# [DATA]
►

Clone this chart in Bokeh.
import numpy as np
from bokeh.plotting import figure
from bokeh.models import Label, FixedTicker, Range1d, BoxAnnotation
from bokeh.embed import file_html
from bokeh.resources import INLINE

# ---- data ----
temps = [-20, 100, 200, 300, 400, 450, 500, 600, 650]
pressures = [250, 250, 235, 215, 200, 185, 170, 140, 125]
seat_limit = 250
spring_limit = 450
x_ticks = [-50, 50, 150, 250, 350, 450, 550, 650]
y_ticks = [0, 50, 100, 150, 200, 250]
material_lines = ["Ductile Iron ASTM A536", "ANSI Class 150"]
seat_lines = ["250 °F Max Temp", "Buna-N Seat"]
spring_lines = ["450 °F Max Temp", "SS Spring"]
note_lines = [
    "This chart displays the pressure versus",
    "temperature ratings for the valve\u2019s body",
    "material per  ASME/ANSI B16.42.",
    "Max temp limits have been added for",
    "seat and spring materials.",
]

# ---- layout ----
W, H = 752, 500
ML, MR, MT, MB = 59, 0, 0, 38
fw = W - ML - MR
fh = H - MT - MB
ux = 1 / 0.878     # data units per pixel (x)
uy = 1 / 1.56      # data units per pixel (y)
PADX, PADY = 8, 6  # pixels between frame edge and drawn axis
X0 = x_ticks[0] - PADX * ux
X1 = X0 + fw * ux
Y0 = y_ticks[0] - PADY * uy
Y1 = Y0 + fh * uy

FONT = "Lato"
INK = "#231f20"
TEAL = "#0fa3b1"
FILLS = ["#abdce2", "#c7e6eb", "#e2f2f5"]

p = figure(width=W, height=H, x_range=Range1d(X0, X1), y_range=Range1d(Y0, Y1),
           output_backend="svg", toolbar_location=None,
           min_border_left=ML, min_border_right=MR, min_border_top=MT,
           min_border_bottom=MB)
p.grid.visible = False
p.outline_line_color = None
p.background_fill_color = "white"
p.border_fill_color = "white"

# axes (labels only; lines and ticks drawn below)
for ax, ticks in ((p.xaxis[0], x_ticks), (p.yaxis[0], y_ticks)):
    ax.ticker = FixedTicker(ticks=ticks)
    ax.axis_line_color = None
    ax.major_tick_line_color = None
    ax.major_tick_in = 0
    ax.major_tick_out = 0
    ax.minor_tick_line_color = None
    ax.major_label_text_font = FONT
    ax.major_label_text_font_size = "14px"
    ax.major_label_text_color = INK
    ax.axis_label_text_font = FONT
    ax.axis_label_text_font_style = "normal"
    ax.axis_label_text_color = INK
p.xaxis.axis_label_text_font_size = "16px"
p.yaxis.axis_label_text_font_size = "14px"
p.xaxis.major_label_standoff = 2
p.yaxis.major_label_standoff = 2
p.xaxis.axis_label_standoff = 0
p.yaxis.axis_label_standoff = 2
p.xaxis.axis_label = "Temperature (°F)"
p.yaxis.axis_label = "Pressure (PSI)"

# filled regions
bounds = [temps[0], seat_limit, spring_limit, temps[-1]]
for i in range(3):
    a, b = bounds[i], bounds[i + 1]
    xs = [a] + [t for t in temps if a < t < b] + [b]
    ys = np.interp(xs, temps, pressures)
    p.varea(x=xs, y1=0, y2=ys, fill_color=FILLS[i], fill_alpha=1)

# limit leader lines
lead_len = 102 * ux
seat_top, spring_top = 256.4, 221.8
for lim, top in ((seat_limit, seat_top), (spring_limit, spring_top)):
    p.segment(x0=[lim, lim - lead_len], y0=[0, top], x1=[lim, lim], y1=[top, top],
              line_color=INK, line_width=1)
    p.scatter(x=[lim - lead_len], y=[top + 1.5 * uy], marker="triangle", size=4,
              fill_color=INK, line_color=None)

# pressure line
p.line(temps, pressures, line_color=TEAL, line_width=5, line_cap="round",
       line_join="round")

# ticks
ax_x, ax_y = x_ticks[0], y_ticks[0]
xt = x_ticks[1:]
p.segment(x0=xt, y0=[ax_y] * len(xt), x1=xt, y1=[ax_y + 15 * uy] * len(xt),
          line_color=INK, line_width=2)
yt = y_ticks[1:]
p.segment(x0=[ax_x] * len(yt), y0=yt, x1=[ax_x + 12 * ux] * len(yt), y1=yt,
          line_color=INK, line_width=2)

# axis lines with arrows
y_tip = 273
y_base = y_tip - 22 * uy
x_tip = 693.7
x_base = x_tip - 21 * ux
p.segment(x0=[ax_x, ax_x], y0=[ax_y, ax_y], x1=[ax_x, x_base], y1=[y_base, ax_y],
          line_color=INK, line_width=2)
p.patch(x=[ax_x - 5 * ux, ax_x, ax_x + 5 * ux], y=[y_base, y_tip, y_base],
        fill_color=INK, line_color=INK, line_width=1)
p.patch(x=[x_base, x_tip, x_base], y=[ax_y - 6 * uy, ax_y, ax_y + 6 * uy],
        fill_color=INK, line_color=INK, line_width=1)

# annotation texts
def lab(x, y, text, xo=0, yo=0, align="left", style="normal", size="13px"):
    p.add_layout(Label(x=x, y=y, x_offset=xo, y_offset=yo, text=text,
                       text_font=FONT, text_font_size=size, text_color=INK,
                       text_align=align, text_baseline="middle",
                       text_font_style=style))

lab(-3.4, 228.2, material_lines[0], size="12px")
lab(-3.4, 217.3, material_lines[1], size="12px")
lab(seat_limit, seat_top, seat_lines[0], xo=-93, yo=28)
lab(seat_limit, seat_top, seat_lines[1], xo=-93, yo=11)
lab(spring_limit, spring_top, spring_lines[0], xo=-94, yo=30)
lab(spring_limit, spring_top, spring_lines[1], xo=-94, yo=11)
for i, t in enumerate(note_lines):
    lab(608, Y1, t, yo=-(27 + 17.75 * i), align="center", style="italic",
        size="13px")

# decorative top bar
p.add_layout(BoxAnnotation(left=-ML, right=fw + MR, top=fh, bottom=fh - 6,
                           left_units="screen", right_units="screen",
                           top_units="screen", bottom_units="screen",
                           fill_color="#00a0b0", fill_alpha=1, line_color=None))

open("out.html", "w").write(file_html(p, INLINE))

◄

# [WHAT IS NEEDED]
Print, unaltered, every line from the beginning of the material down to the line with "from bokeh.resources import INLINE".

# [FINISHED TASK]
Clone this chart in Bokeh.
import numpy as np
from bokeh.plotting import figure
from bokeh.models import Label, FixedTicker, Range1d, BoxAnnotation
from bokeh.embed import file_html
from bokeh.resources import INLINE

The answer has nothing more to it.